SBA Office of Credit Risk Management Oversees Agency Lending Partners
WASHINGTON – Today, the House Committee on Small Business heard from Susan E. Streich, Director of the Small Business Administration’s (SBA) Office of Credit Risk Management (OCRM), on oversight of lending partners and programs.
“Unfortunately, as our economy drives forward, access to capital remains one of the top challenges for the nation’s job creators. When financing options are limited, small businesses have the unique opportunity to turn to the Small Business Administration and its numerous lending programs. These public-private partnerships offer government guarantees based on a multitude of factors. Annually, these programs provide capital assistance to small businesses in my state of Ohio to Florida and beyond,” said Ranking Member Steve Chabot (R-OH). “However, with any federal government program, vigorous and comprehensive oversight is mandatory to safeguard American taxpayer dollars. While this Committee conducts Congressional oversight, the SBA also dedicates an entire operating unit to this endeavor. The Office of Credit Risk Management is charged with overseeing lending partners and monitoring program risk.”

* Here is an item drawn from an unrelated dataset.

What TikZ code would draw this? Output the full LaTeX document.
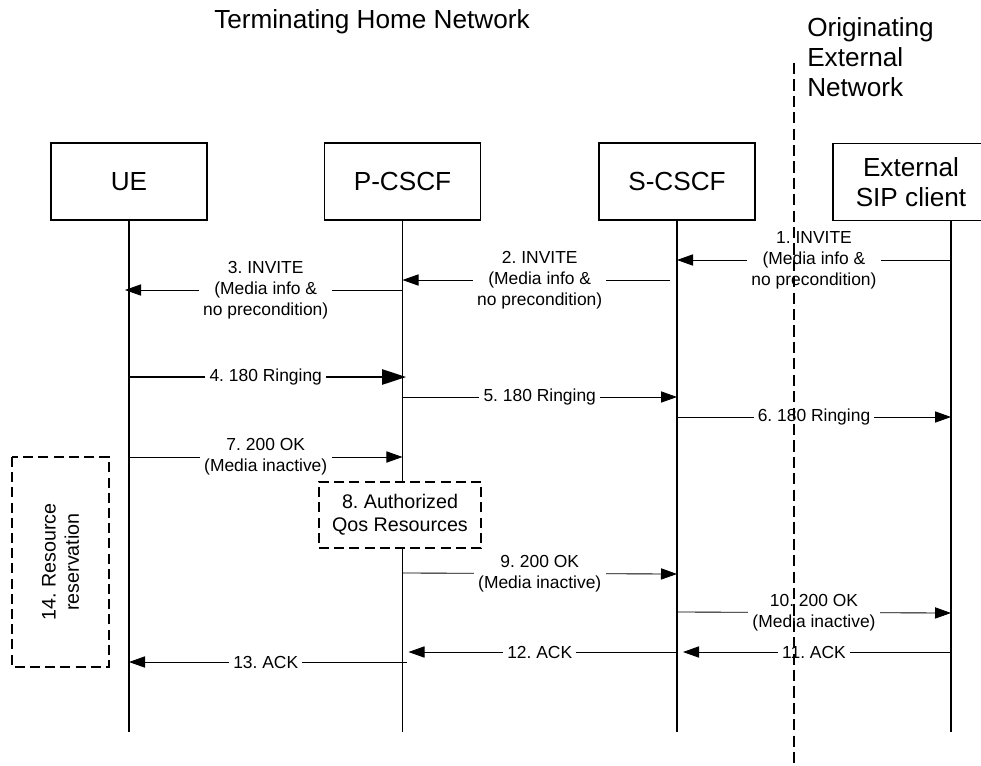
\documentclass[tikz,border=0pt]{standalone}
\usepackage{fontspec}
\setmainfont{Liberation Sans}
\usetikzlibrary{arrows.meta}
\frenchspacing
\newcommand{\bigtxt}{\fontsize{18.6}{21.3}\selectfont}
\newcommand{\msgtxt}{\fontsize{12.4}{14.9}\selectfont}
\newcommand{\notetxt}{\fontsize{14}{16.5}\selectfont}
\tikzset{entity/.style={rectangle,draw,line width=0.9pt,fill=white,minimum width=3.9cm,minimum height=1.925cm,align=center,font=\bigtxt,inner sep=0pt},lifeline/.style={draw,line width=1pt},msg/.style={draw,line width=0.6pt,-{Triangle[length=0.4cm,width=0.28cm]}},boldmsg/.style={draw,line width=1.3pt,-{Triangle[length=0.6cm,width=0.38cm]}},msglabel/.style={fill=white,font=\msgtxt,align=center,inner xsep=3pt,inner ysep=1pt},notebox/.style={rectangle,draw,line width=0.9pt,dash pattern=on 0.25cm off 0.13cm,fill=white,font=\notetxt,align=center},divider/.style={draw,line width=0.9pt,dash pattern=on 0.28cm off 0.13cm}}

\begin{document}
\begin{tikzpicture}[x=0.025cm,y=-0.025cm]
\useasboundingbox (0,0) rectangle (981,765);
\clip (0,0) rectangle (981,765);
\node[font=\bigtxt,inner sep=0pt] (title) at (372,22) {Terminating Home Network};
\node[font=\bigtxt,inner sep=0pt,align=left,anchor=west] (orig) at (807,57) {Originating\\External\\Network};
\node[entity] (ue) at (129,181.5) {UE};\node[entity] (pc) at (402.5,181.5) {P-CSCF};\node[entity] (sc) at (677,181.5) {S-CSCF};\node[entity] (ext) at (911,182) {External\\SIP client};
\coordinate (extlife) at ([xshift=1cm]ext.south);
\draw[lifeline] (ue.south) -- (ue |- 0,732);\draw[lifeline] (pc.south) -- (pc |- 0,732);\draw[lifeline] (sc.south) -- (sc |- 0,732);\draw[lifeline] (extlife) -- (extlife |- 0,732);
\node[notebox,minimum width=4.05cm,minimum height=1.65cm] (qos) at (400,515) {8. Authorized\\Qos Resources};
\draw[msg] (extlife |- 0,260) -- node[msglabel] {1. INVITE\\(Media info \&\\no precondition)} (sc |- 0,260);
\draw[msg,shorten <=0.175cm] (sc |- 0,280) -- node[msglabel] {2. INVITE\\(Media info \&\\no precondition)} (pc |- 0,280);
\draw[msg,shorten >=-0.1cm] (pc |- 0,290) -- node[msglabel] {3. INVITE\\(Media info \&\\no precondition)} (ue |- 0,290);
\draw[boldmsg,shorten >=-0.09cm] (ue |- 0,377) -- node[msglabel] {4. 180 Ringing} (pc |- 0,377);
\draw[msg] (pc |- 0,397) -- node[msglabel] {5. 180 Ringing} (sc |- 0,397);
\draw[msg] (sc |- 0,417) -- node[msglabel] {6. 180 Ringing} (extlife |- 0,417);
\draw[msg] (ue |- 0,457) -- node[msglabel] {7. 200 OK\\(Media inactive)} (pc |- 0,457);
\draw[msg] (pc |- 0,573) -- node[msglabel] {9. 200 OK\\(Media inactive)} (sc |- 0,574);
\draw[msg] (sc |- 0,612) -- node[msglabel] {10. 200 OK\\(Media inactive)} (extlife |- 0,613);
\draw[msg,shorten >=0.15cm] (extlife |- 0,652) -- node[msglabel] {11. ACK} (sc |- 0,652);
\draw[msg,shorten >=0.15cm] (sc |- 0,652) -- node[msglabel] {12. ACK} (pc |- 0,652);
\draw[msg,shorten <=-0.1cm] (pc |- 0,662) -- node[msglabel] {13. ACK} (ue |- 0,662);
\node[notebox,rotate=90,minimum width=5.25cm,minimum height=2.425cm] (resv) at (60.5,562) {14. Resource\\reservation};
\coordinate (divtop) at (794,63);\coordinate (divbot) at (794,765);
\draw[divider] (divtop) -- (divbot);
\end{tikzpicture}
\end{document}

OCRM Has Taken Steps to Streamline Operations
“The mission of the Office of Credit Risk Management is to ensure the integrity and to maximize the effectiveness of SBA’s lending programs by managing portfolio risk, monitoring lender performance, and enforcing lending program requirements… Following the legislation [passage of the Small Business 7(a) Lending Oversight Reform Act of 2018], OCRM has begun increasing its staff, modifying its lender review processes, and implementing a rigorous training program to ensure that OCRM has the workforce capability and leadership in-house to support its heightened mission and responsibilities,” said Ms. Susan E. Streich, Director, Office of Credit Risk Management, United States Small Business Administration, in Washington, DC. “Over the last two years, OCRM has been seeking ways to better fulfill its mission while adapting to the current lending environment. OCRM has accomplished this by improving its operations and engaging in interagency partnerships with other federal regulators… OCRM continues to refine and streamline its approach to monitoring lender risk through its multi-level review process… The review process has been redesigned so that much of the analysis and loan file review activity is performed virtually, providing more timely feedback to the lenders under review and saving them the cost associated with the onsite review process.”